__THE REQUEST__
Leave the pictures out and retype the lines from the beginning through the line with "const s11Scale = [-45, 5, 5];", both ends included.

__DATA PROVIDED__
================

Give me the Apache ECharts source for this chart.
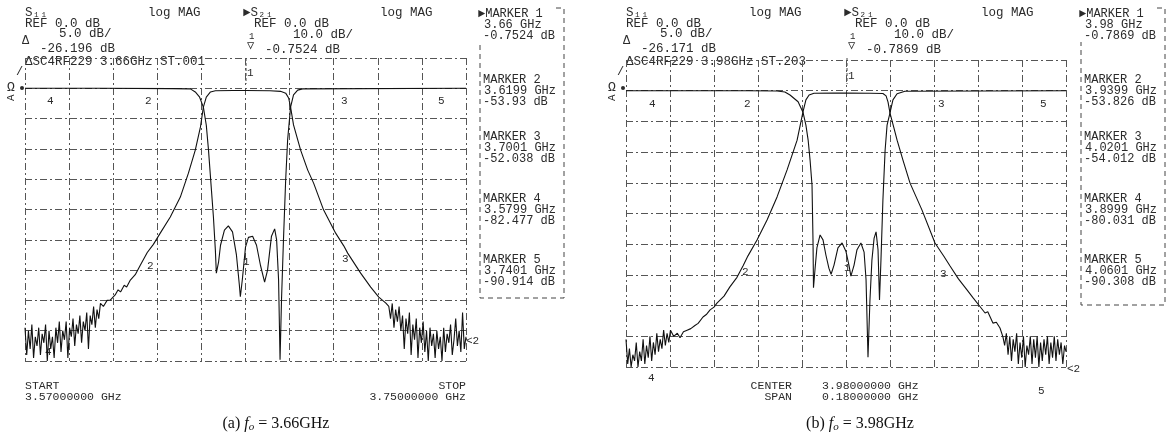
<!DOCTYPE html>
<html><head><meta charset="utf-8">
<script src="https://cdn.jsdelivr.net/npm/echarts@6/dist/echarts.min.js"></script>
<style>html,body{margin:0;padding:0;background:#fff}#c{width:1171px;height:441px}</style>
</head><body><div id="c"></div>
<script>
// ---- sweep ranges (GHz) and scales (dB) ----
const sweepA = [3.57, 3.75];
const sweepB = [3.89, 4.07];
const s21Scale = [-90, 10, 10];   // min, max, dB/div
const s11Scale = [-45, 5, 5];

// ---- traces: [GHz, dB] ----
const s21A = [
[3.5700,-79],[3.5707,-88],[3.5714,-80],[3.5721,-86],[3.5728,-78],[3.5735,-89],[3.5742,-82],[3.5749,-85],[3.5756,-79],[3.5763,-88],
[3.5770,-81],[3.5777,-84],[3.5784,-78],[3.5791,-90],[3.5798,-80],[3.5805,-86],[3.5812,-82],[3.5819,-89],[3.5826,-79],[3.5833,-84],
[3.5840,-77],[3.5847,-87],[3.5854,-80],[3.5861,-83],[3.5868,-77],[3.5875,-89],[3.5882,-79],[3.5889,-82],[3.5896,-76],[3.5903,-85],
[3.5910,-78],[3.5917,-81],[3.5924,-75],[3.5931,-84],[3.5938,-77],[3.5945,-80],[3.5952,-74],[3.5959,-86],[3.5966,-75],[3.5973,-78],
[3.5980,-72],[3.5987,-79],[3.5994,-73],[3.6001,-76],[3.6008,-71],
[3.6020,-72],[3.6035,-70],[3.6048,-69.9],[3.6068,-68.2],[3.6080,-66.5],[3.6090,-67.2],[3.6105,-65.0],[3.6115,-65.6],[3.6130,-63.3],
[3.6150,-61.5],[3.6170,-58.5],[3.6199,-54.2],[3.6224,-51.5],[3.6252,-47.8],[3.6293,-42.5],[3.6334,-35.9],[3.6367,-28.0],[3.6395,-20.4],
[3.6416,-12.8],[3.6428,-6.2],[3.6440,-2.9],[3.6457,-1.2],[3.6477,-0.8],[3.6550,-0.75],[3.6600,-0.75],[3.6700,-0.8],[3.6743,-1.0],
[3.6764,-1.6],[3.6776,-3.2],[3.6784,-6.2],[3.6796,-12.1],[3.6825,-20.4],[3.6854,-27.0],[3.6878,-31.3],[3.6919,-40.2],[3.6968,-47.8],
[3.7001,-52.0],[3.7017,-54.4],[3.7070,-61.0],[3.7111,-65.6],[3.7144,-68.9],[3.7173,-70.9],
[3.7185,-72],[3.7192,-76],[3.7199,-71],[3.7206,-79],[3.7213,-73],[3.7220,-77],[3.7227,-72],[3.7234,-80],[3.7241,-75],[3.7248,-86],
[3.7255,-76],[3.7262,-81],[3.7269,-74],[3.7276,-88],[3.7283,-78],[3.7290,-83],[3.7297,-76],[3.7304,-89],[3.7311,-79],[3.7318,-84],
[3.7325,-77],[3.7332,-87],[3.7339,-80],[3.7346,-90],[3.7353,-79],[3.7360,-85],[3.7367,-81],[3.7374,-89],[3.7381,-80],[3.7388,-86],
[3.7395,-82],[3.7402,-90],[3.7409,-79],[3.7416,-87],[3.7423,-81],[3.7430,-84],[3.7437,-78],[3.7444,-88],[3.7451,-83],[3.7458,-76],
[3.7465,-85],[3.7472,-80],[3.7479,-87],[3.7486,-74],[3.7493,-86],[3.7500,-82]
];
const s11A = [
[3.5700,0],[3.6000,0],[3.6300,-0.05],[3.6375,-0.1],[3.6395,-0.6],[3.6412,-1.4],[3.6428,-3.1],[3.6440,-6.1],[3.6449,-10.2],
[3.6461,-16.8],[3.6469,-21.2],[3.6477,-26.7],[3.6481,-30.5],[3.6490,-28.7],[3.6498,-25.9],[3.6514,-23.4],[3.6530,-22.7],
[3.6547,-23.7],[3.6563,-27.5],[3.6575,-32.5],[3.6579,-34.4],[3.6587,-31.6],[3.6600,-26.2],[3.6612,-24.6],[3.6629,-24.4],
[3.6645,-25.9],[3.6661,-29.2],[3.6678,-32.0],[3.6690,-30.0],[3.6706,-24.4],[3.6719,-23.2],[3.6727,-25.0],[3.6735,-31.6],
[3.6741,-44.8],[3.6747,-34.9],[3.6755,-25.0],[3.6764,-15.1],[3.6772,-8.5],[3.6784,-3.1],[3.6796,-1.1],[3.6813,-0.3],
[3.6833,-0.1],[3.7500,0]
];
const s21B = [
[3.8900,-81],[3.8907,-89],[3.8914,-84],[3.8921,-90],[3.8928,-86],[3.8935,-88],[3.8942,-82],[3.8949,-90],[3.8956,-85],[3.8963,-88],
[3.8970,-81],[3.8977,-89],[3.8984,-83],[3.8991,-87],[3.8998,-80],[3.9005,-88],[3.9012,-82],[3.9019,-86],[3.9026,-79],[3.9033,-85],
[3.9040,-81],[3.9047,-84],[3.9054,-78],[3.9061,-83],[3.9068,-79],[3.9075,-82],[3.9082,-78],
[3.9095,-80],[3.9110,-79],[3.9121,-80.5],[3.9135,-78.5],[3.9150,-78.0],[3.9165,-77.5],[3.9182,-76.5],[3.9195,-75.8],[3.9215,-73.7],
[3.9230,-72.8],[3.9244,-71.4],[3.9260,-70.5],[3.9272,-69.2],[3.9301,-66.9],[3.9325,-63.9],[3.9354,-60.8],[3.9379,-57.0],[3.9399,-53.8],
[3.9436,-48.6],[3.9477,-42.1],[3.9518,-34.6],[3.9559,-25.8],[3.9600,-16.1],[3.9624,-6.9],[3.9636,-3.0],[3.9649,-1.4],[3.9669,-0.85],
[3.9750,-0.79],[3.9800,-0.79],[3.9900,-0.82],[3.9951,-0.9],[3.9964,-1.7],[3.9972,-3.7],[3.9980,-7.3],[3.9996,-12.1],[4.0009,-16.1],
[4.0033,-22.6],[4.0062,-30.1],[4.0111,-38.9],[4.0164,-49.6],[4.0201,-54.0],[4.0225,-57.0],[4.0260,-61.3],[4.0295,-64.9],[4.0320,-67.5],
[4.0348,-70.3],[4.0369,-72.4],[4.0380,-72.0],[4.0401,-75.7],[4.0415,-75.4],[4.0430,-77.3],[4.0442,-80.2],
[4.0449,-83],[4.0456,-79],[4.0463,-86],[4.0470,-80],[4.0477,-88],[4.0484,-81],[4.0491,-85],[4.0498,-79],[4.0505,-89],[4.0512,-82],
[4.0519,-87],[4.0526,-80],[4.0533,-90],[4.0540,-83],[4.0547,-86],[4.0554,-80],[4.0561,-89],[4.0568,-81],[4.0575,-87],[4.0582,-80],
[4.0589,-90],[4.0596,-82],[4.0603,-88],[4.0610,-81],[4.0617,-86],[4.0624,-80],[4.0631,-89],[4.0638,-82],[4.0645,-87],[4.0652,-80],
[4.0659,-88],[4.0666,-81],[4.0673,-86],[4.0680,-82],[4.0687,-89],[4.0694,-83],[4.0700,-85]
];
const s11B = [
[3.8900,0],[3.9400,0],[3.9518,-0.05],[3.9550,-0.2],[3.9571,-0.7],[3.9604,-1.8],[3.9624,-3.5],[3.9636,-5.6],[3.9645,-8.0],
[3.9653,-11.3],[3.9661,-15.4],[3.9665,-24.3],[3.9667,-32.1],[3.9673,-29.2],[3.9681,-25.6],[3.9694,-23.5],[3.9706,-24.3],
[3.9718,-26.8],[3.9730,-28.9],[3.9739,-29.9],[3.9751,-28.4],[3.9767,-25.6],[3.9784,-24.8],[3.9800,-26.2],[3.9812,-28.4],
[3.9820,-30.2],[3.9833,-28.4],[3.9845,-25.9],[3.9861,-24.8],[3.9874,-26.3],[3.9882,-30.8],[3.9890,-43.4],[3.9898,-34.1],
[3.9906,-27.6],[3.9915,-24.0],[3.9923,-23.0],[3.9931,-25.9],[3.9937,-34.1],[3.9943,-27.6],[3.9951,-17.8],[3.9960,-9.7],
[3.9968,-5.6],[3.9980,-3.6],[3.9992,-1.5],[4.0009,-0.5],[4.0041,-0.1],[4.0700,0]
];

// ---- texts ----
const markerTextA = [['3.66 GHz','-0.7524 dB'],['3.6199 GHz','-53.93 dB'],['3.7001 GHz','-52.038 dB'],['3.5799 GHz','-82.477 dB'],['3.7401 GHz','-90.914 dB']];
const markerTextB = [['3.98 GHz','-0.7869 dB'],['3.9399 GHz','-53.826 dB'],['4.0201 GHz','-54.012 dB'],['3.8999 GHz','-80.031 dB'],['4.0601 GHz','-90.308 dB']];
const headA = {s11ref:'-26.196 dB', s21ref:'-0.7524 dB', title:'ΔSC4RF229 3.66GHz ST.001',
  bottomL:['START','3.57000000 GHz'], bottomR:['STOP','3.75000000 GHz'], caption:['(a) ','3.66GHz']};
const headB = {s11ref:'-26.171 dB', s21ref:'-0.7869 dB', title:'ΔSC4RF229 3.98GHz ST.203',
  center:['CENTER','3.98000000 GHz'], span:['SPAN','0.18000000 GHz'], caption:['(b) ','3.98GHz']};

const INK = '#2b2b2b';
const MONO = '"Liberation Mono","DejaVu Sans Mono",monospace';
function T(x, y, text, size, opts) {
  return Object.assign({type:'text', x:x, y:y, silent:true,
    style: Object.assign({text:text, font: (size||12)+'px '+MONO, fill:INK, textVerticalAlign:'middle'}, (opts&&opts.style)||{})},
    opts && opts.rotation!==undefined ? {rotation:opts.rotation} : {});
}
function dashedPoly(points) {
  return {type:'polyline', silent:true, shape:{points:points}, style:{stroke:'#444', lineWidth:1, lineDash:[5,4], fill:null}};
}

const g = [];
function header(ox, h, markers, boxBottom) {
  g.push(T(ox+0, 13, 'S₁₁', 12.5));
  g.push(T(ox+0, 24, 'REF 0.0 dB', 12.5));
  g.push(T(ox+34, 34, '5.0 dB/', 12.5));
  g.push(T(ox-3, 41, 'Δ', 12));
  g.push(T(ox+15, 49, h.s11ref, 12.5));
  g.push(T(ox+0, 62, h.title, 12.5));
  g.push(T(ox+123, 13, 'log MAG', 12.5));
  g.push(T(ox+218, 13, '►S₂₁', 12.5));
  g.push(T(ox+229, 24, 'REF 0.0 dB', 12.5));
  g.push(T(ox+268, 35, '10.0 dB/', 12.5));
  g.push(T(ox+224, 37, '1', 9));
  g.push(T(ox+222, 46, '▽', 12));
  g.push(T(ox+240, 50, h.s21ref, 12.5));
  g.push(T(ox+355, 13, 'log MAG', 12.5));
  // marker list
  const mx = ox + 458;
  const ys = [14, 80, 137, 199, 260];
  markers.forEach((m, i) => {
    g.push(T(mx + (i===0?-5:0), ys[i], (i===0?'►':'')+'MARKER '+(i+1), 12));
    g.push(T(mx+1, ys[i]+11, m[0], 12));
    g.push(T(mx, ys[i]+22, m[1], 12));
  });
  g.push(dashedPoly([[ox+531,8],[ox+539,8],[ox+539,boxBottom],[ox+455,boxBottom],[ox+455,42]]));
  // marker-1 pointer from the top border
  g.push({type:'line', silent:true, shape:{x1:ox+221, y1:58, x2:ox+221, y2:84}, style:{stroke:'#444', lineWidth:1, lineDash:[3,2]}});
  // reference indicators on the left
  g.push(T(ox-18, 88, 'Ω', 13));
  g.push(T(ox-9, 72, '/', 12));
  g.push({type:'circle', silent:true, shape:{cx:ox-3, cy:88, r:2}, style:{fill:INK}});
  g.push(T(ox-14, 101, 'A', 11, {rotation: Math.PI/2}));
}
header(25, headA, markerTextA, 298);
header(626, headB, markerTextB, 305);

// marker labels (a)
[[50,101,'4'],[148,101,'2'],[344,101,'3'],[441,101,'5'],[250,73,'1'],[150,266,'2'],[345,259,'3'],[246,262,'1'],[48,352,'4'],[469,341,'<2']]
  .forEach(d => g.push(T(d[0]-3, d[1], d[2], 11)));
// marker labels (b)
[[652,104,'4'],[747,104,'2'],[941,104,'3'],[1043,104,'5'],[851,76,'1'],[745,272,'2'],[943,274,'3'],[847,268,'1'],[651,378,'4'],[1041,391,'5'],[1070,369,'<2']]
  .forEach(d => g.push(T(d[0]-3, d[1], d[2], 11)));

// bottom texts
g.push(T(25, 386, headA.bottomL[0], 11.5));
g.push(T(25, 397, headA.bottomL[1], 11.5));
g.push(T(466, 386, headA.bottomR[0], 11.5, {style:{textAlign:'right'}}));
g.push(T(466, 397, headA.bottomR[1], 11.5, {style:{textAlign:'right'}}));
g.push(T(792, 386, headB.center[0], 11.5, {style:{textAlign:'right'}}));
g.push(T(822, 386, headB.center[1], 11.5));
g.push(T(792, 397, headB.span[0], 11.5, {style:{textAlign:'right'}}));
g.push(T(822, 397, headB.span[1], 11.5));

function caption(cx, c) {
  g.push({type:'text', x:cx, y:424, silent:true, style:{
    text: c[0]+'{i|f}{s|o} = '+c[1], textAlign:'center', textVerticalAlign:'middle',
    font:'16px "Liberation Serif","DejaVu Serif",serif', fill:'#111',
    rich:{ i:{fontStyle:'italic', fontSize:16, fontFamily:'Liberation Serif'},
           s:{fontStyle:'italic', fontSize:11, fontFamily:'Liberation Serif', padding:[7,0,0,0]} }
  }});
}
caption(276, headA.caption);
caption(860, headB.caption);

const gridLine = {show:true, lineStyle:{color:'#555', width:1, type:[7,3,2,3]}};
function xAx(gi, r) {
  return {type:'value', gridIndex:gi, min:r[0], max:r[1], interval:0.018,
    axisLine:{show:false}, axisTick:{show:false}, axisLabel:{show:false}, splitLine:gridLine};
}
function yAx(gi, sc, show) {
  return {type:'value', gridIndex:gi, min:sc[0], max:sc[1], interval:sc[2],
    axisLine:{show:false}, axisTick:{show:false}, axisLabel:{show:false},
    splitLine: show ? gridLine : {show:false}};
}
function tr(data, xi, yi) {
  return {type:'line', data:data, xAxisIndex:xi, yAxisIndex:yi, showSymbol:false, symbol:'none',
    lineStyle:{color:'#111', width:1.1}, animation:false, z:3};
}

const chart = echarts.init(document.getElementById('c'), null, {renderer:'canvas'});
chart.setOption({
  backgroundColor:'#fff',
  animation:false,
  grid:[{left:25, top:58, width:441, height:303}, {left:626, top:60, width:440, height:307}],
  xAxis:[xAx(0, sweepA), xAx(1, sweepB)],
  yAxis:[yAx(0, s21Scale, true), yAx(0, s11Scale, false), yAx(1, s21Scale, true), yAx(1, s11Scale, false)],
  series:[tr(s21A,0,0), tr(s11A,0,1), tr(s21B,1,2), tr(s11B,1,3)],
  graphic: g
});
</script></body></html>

================

__OUTPUT BELOW__
Give me the Apache ECharts source for this chart.
<!DOCTYPE html>
<html><head><meta charset="utf-8">
<script src="https://cdn.jsdelivr.net/npm/echarts@6/dist/echarts.min.js"></script>
<style>html,body{margin:0;padding:0;background:#fff}#c{width:1171px;height:441px}</style>
</head><body><div id="c"></div>
<script>
// ---- sweep ranges (GHz) and scales (dB) ----
const sweepA = [3.57, 3.75];
const sweepB = [3.89, 4.07];
const s21Scale = [-90, 10, 10];   // min, max, dB/div
const s11Scale = [-45, 5, 5];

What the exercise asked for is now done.